Kirk Douglas – 56 years as a leading actor
Gregory Peck – 54 years
Clark Gable – 30 years
Woody Allen – 37 years as lead actor, and still is A-list as a director
Joan Crawford – 42 years

Chaplin’s career as a headliner lasted 53 years, but A) it had some substantial gaps and B) most of the films before The Gold Rush were either shorts or low budget. Seems a shame to keep him out of the club on that kind of technicality. Movies got a lot bigger while his career grew, in part because of him. He was kind of the first A-lister.

I thought Cary Grant joined the A-list earlier and stayed later than he apparently did.

Alec Guinness had a pretty solid run, from Great Expectations (1948) to The Empire Strikes Back (1980), with some solid (if not technically A-list) work both before and after.

Eventually, the record will go to Drew Barrymore. 30 years in and she still plays convincing ingenues.

The girl to beat, though, is Shirley MacLaine. She’s been a name since 1955 and an A-lister since 1960. FTW!

Definitely Robert Redford, I think.

How could I forget: Sophia Loren! Prominent visibility since 1950, headliner since 1953, still pretty active (She was in Nine two years ago–didn’t get top billing, but hey–did a TV movie last year and had a big hit as recently as Grumpier Old Men, 1995). 45 years as a clear A-lister, 60 as a Really Big Deal actress.

Chaplin’s career had no substantial gaps: he was working the entire time until after The Countess from Hong Kong. It’s just that his films took a long time to produce, and he was able to take that time. Also, his first feature film was in 1914, and he was the biggest film star in the world up until around 1930.

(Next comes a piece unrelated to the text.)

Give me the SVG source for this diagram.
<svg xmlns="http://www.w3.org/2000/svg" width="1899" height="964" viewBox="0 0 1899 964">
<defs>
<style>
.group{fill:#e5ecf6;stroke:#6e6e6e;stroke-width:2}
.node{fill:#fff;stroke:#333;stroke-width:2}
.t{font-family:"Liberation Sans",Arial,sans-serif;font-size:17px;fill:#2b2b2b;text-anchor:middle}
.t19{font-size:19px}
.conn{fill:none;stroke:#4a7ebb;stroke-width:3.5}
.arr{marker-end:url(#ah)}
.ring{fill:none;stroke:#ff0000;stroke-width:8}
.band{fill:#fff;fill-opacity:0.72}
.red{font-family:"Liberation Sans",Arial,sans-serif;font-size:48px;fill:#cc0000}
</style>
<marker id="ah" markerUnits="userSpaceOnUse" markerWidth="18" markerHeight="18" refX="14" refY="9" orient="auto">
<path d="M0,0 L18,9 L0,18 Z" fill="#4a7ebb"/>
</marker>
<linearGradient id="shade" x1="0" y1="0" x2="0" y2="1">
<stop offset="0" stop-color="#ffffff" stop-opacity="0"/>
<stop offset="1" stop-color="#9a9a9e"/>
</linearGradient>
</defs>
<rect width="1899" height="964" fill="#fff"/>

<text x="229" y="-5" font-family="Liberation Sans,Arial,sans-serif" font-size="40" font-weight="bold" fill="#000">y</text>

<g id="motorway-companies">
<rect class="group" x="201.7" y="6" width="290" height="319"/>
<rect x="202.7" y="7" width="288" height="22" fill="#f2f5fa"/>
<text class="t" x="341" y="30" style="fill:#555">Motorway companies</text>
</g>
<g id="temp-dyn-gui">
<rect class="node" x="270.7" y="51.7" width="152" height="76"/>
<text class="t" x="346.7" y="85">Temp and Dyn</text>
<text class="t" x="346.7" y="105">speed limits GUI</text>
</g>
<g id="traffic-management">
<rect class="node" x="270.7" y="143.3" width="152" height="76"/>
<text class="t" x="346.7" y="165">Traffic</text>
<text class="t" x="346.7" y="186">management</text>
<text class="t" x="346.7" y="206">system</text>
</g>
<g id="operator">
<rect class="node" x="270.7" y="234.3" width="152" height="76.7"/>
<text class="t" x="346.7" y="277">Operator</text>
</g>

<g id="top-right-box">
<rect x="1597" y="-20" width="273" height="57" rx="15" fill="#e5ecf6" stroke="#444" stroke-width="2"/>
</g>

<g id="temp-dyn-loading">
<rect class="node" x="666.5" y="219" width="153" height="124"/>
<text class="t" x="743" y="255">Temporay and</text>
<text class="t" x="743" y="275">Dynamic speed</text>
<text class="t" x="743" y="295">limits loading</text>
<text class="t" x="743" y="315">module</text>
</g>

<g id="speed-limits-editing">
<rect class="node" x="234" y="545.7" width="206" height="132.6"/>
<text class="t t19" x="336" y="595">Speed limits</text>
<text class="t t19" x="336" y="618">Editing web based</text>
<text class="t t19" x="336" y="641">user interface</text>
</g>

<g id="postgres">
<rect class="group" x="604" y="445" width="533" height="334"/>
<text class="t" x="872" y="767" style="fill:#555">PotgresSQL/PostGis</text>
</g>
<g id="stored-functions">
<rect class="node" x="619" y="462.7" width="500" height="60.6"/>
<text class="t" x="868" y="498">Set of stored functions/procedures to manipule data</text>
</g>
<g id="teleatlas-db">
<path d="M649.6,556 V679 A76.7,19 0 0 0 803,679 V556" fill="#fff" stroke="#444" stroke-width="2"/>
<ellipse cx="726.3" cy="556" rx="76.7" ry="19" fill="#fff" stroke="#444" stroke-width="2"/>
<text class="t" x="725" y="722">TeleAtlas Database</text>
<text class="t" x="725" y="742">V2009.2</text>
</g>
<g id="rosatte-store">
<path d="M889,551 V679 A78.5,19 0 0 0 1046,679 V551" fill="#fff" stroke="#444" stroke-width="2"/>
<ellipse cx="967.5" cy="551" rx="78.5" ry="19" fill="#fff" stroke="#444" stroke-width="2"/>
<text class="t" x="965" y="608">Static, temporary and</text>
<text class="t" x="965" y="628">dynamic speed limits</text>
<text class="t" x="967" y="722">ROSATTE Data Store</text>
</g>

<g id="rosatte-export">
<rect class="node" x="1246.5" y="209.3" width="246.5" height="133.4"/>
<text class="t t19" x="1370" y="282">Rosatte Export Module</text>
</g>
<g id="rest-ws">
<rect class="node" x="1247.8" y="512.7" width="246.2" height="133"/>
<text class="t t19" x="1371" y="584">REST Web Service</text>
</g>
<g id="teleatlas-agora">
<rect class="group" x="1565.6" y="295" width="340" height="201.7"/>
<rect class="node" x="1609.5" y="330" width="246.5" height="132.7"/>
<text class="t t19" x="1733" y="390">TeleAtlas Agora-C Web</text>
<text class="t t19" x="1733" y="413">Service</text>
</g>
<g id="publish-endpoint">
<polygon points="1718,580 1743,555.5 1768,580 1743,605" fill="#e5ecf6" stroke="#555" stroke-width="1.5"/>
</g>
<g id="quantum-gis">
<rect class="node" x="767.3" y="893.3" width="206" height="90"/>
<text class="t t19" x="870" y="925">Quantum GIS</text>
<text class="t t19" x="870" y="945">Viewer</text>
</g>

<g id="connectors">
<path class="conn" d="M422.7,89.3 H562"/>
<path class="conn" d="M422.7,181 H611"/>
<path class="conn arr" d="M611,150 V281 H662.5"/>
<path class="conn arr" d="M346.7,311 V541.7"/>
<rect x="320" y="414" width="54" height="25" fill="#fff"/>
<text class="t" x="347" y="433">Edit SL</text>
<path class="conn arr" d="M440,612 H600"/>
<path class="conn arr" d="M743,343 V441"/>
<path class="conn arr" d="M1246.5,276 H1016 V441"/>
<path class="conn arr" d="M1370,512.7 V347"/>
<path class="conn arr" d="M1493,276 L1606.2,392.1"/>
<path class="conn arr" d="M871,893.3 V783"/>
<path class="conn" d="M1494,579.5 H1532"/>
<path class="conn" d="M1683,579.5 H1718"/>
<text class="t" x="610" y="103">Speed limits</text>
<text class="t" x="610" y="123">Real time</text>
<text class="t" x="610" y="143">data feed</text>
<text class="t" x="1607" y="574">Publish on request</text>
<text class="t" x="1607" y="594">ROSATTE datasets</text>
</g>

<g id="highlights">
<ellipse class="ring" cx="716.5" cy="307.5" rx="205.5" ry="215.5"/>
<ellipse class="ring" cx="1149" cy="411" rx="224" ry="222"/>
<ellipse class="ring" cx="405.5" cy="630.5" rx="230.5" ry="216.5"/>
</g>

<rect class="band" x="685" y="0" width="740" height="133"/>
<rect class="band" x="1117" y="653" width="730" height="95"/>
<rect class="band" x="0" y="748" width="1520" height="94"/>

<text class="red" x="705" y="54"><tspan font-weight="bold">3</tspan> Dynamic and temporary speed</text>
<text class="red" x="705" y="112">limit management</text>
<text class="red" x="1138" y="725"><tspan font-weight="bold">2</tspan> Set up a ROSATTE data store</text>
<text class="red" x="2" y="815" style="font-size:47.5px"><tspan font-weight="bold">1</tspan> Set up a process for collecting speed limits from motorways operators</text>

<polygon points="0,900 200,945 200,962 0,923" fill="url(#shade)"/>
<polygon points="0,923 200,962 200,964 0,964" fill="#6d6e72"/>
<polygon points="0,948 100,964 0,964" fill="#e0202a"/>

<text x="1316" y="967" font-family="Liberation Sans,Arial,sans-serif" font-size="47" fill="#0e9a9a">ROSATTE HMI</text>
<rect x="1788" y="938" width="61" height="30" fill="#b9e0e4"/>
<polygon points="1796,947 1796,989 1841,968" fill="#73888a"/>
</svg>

James Cagney was an A-list star for 30 years, then retired while he was still a headliner.

James Stewart was an A-lister from 1938-1978, 40 years.

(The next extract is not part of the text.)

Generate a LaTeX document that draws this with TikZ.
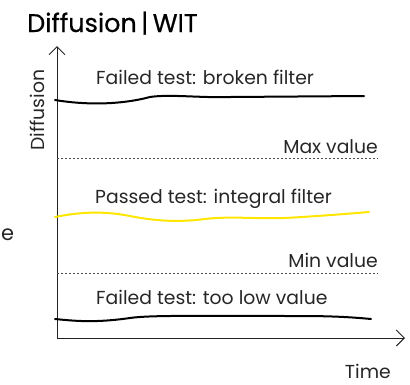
\documentclass[tikz,border=0pt]{standalone}
\usepackage{fontspec}
\setmainfont{Poppins}
\newfontfamily\titlefont{Poppins}[FakeBold=0.5]
\usetikzlibrary{arrows.meta}
\definecolor{curveyellow}{HTML}{FFE600}
\definecolor{axisgray}{HTML}{222222}
\tikzset{
  lbl/.style={inner sep=0pt, font=\fontsize{18.8}{21}\selectfont, text=black!85},
  axis/.style={line width=1pt, draw=axisgray},
  limitline/.style={line width=0.8pt, draw=black!70, dash pattern=on 2pt off 2pt},
  curve/.style={line width=2pt, line cap=round},
  tipopen/.style={-{Straight Barb[length=8pt,width=16pt,line width=1pt]}}
}
\begin{document}
\begin{tikzpicture}[x=1pt,y=-1pt]
\useasboundingbox (0,0) rectangle (410,384);
% title
\node[inner sep=0pt, anchor=base west, font=\titlefont\fontsize{25.5}{28}\selectfont] (title) at (27,32) {Diffusion\,|\,WIT};
% axes
\coordinate (origin) at (57,338);
\coordinate (ytop) at (57,46);
\coordinate (xend) at (405,338);
\draw[axis, tipopen] (origin) -- (ytop);
\draw[axis, tipopen] (origin) -- (xend);
% axis labels
\node[lbl, rotate=90, anchor=base] (ylabel) at (44,110) {Diffusion};
\node[lbl, anchor=base east] (xlabel) at (391,378.5) {Time};
\node[lbl, anchor=base west, font=\fontsize{21}{23}\selectfont] (cut) at (1,240) {e};
% limits
\coordinate (maxL) at (57,158);
\coordinate (maxR) at (378,158);
\coordinate (minL) at (57,273);
\coordinate (minR) at (378,273);
\draw[limitline] (maxL) -- (maxR);
\draw[limitline] (minL) -- (minR);
\node[lbl, anchor=base east] (maxlbl) at (378,153) {Max value};
\node[lbl, anchor=base east] (minlbl) at (378,267) {Min value};
% curve labels
\node[lbl, anchor=base west] (broken) at (96,84) {Failed test: broken filter};
\node[lbl, anchor=base west] (passed) at (95,203) {Passed test: integral filter};
\node[lbl, anchor=base west] (low) at (96,304) {Failed test: too low value};
% curves
\draw[curve] (55,100) .. controls (85,105) and (120,105) .. (150,97) .. controls (170,94) and (200,98) .. (230,97) -- (364,96);
\draw[curve, draw=curveyellow] (55,217) .. controls (75,213) and (100,210) .. (130,216) .. controls (150,220) and (175,223) .. (205,219) .. controls (230,216) and (255,219) .. (285,218) .. controls (320,216) and (345,214) .. (369,212);
\draw[curve] (55,319) .. controls (75,321) and (95,323) .. (130,318) .. controls (150,315) and (200,316) .. (300,316) .. controls (330,316) and (350,317) .. (371,319);
\end{tikzpicture}
\end{document}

IIRC, he and Michael Caine are the only guys to rack up an acting Oscar nomination in the '60s, the '70s, the '80s, the '90s, and the '00s.

I’m also thinking Dustin Hoffman deserves quick mention.

so Return of the Jedi doesn’t count anymore?

I think ZARDOZ basically knocked him out of the A list for the better part of a decade.

I don’t think Christopher Lee has ever been A-list, but especially not since the 1970s.

I would say that Guinness was no longer A-list by the time he appeared in Star Wars.

Barrymore was not on the A-list during the time she was appearing in B-movie thrillers and playing Amy Fisher.

Loren was definitely no longer A-list by the 1970s, when she was appearing in made-for-TV movies.

I think we can give a few off years a pass. Even Sean Connery had some duds, like Highlander 2 or that one where he wore a metal banana thong. (Zardoz?)

I disagree that it was a “few years off.” She wasn’t yet A-list when she appeared in “E.T.” She was arguably prominent for her role in Irreconcilable Differences in 1984, but I’m not sure 9-year-old Drew Barrymore was opening any movies based solely on her name appearing in the credits, which is really what “A-list” means.

Thereafter, her career was for shit, until Boys on the Side in 1995. I would argue that she didn’t really become A-list at the earliest with The Wedding Singer (1998). So, really we’re talking at most 13 years on the A-list.

There are some strange cases of superstars who haven’t been A-List for a long time or weren’t even A-List for that long.

Liz Taylor comes to mind: she was A-List in the late 50s and early 60s but after that her box office was iffy and she released a lot of bombs. She’s been retired most of my life (I’m 44) but she’s always been a legend.

Cary Grant was definitely A-List when he retired and could have had his choice of vehicles if he’d been interested in coming back to work.

Clint Eastwood? Looking at his credits, pretty strong right from 1960 or so, with the spaghetti westerns and Rawhide right through Gran Torino and Pretty Baby…

I didn’t have the impression that Sean Connery was an A-lister in the 70s (his Zardoz period) or even much of the 80s (including a bit role in Time Bandits).

I believe he got an Oscar in the late 80s and did his last Bond in the early 80s. A lot of the movies he was in then otherwise would not have gotten made. Sounds pretty A-Listy to me.

Paul Newman? Became a headliner around 1958, was big through the 60’s, continued at a more sedate pace after that but continued to get good roles up until a few years before his death.